::: Information supplied

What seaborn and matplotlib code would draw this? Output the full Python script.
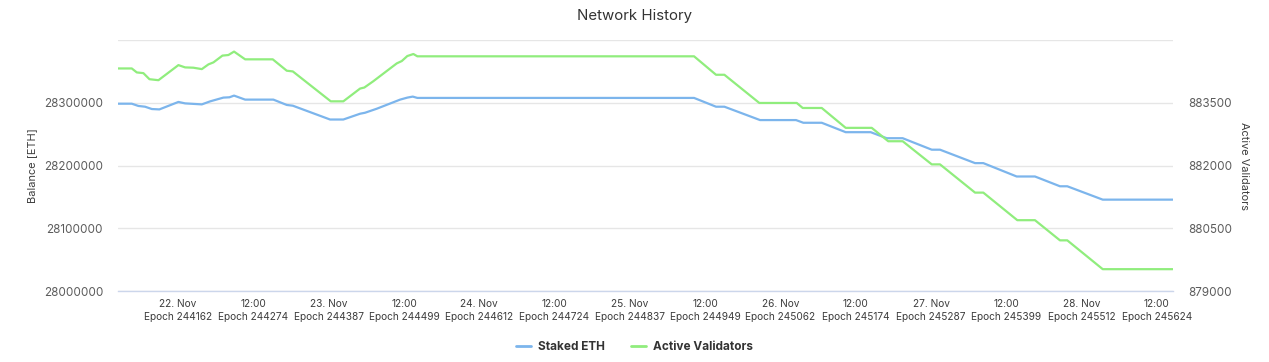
import pandas as pd
import matplotlib.pyplot as plt
import seaborn as sns
from matplotlib.lines import Line2D

# staked ETH (left axis)
staked_time = [
    "2023-11-21 14:20", "2023-11-21 16:37", "2023-11-21 17:40", "2023-11-21 18:44",
    "2023-11-21 19:49", "2023-11-21 21:01", "2023-11-22 00:03", "2023-11-22 01:07",
    "2023-11-22 03:47", "2023-11-22 05:06", "2023-11-22 07:13", "2023-11-22 08:11",
    "2023-11-22 08:55", "2023-11-22 10:41", "2023-11-22 15:11", "2023-11-22 17:19",
    "2023-11-22 18:17", "2023-11-23 00:13", "2023-11-23 02:20", "2023-11-23 05:00",
    "2023-11-23 05:48", "2023-11-23 07:40", "2023-11-23 11:23", "2023-11-23 12:32",
    "2023-11-23 13:24", "2023-11-23 14:08", "2023-11-25 10:14", "2023-11-25 13:44",
    "2023-11-25 15:04", "2023-11-25 20:45", "2023-11-26 02:29", "2023-11-26 03:39",
    "2023-11-26 06:35", "2023-11-26 10:24", "2023-11-26 14:23", "2023-11-26 16:56",
    "2023-11-26 19:29", "2023-11-27 00:07", "2023-11-27 01:26", "2023-11-27 07:01",
    "2023-11-27 08:20", "2023-11-27 13:39", "2023-11-27 16:34", "2023-11-27 20:33",
    "2023-11-27 21:43", "2023-11-28 03:22", "2023-11-28 14:31",
]
staked_eth = [
    28298500, 28298500, 28294900, 28293700, 28290000, 28289400, 28301300, 28299000,
    28297400, 28302200, 28308200, 28308700, 28311400, 28305000, 28305000, 28296500,
    28295300, 28273300, 28273300, 28282500, 28284100, 28290500, 28305000, 28308200,
    28309800, 28307700, 28307700, 28293700, 28293700, 28272400, 28272400, 28268100,
    28268100, 28253100, 28253100, 28243500, 28243500, 28225200, 28225200, 28203800,
    28203800, 28182500, 28182500, 28166900, 28166900, 28145600, 28145600,
]

# active validators (right axis)
validator_time = [
    "2023-11-21 14:20", "2023-11-21 16:37", "2023-11-21 17:25", "2023-11-21 18:28",
    "2023-11-21 19:26", "2023-11-21 20:52", "2023-11-22 00:03", "2023-11-22 01:07",
    "2023-11-22 02:26", "2023-11-22 03:47", "2023-11-22 04:50", "2023-11-22 05:38",
    "2023-11-22 07:04", "2023-11-22 08:01", "2023-11-22 08:55", "2023-11-22 10:41",
    "2023-11-22 15:05", "2023-11-22 17:19", "2023-11-22 18:17", "2023-11-23 00:20",
    "2023-11-23 02:20", "2023-11-23 05:00", "2023-11-23 05:41", "2023-11-23 07:07",
    "2023-11-23 10:51", "2023-11-23 11:39", "2023-11-23 12:32", "2023-11-23 13:30",
    "2023-11-23 14:08", "2023-11-25 10:14", "2023-11-25 13:44", "2023-11-25 15:04",
    "2023-11-25 20:38", "2023-11-26 02:36", "2023-11-26 03:33", "2023-11-26 06:35",
    "2023-11-26 10:24", "2023-11-26 14:33", "2023-11-26 17:11", "2023-11-26 19:29",
    "2023-11-27 00:07", "2023-11-27 01:26", "2023-11-27 07:01", "2023-11-27 08:20",
    "2023-11-27 13:45", "2023-11-27 16:34", "2023-11-27 20:33", "2023-11-27 21:43",
    "2023-11-28 03:22", "2023-11-28 14:31",
]
active_validators = [
    884320, 884320, 884225, 884208, 884063, 884039, 884400, 884345,
    884338, 884304, 884417, 884465, 884627, 884641, 884723, 884538,
    884538, 884266, 884249, 883534, 883534, 883839, 883864, 884015,
    884441, 884497, 884617, 884665, 884610, 884610, 884169, 884169,
    883495, 883495, 883375, 883375, 882900, 882900, 882580, 882580,
    882027, 882027, 881352, 881352, 880693, 880693, 880211, 880211,
    879522, 879522,
]

tick_time = pd.date_range("2023-11-22 00:00", "2023-11-28 12:00", freq="12h")
tick_labels = [
    "22. Nov\nEpoch 244162", "12:00\nEpoch 244274",
    "23. Nov\nEpoch 244387", "12:00\nEpoch 244499",
    "24. Nov\nEpoch 244612", "12:00\nEpoch 244724",
    "25. Nov\nEpoch 244837", "12:00\nEpoch 244949",
    "26. Nov\nEpoch 245062", "12:00\nEpoch 245174",
    "27. Nov\nEpoch 245287", "12:00\nEpoch 245399",
    "28. Nov\nEpoch 245512", "12:00\nEpoch 245624",
]
balance_ticks = [28000000, 28100000, 28200000, 28300000, 28400000]
validator_ticks = [879000, 880500, 882000, 883500, 885000]

blue = "#7cb5ec"
green = "#90ed7d"

sns.set_theme(style="white")
plt.rcParams["font.family"] = ["Inter", "DejaVu Sans"]

fig = plt.figure(figsize=(12.69, 3.62), dpi=100)
ax = fig.add_axes([0.0928, 0.1961, 0.8318, 0.6934])
ax2 = ax.twinx()

sns.lineplot(x=pd.to_datetime(staked_time), y=staked_eth, ax=ax, color=blue, lw=1.6)
sns.lineplot(x=pd.to_datetime(validator_time), y=active_validators, ax=ax2, color=green, lw=1.6)

ax.set_xlim(pd.Timestamp("2023-11-21 14:23"), pd.Timestamp("2023-11-28 14:37"))
ax.set_ylim(28000000, 28400000)
ax2.set_ylim(879000, 885000)

# top gridline has no label
ax.set_yticks(balance_ticks)
ax.set_yticklabels([str(v) for v in balance_ticks[:-1]] + [""])
ax2.set_yticks(validator_ticks)
ax2.set_yticklabels([str(v) for v in validator_ticks[:-1]] + [""])

ax.set_xticks(tick_time)
ax.set_xticklabels(tick_labels)
for t in ax.get_xticklabels():
    t.set_linespacing(1.3)

ax.yaxis.grid(True, color="#e6e6e6", lw=1)
ax.set_axisbelow(True)
for a in (ax, ax2):
    for s in ("top", "left", "right"):
        a.spines[s].set_visible(False)
ax2.spines["bottom"].set_visible(False)
ax.spines["bottom"].set_color("#ccd6eb")
ax.spines["bottom"].set_linewidth(1)

ax.tick_params(axis="x", length=7.5, width=0.8, color="#ccd6eb", labelcolor="#3d3d3d",
               labelsize=7.3, pad=-1.5)
ax.tick_params(axis="y", length=0, labelcolor="#5c5c5c", labelsize=8.4, pad=10.6)
ax2.tick_params(axis="y", length=0, labelcolor="#5c5c5c", labelsize=8.4, pad=10.4)

ax.set_xlabel("")
ax.set_ylabel("Balance [ETH]", fontsize=7.9, color="#3d3d3d")
ax.yaxis.label.set_va("center")
ax.yaxis.set_label_coords(-0.0812, 0.5)
ax2.set_ylabel("Active Validators", fontsize=7.9, color="#3d3d3d", rotation=270)
ax2.yaxis.label.set_va("center")
ax2.yaxis.set_label_coords(1.067, 0.5)

fig.text(0.5, 1 - 16 / 362, "Network History", ha="center", va="center",
         fontsize=10.8, color="#333333")

handles = [Line2D([], [], color=blue, lw=2), Line2D([], [], color=green, lw=2)]
fig.legend(handles, ["Staked ETH", "Active Validators"], loc="center",
           bbox_to_anchor=(0.5, 1 - 347.5 / 362), ncol=2, frameon=False,
           prop={"weight": "bold", "size": 8.5}, labelcolor="#333333",
           handlelength=1.3, handletextpad=0.6, columnspacing=2.2)

fig.savefig("out.png", dpi=100)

::::::

→ **Short exercise**: Answer with one number: how many lines in the listing hold "matplotlib".

→ **Result of this exercise**: 3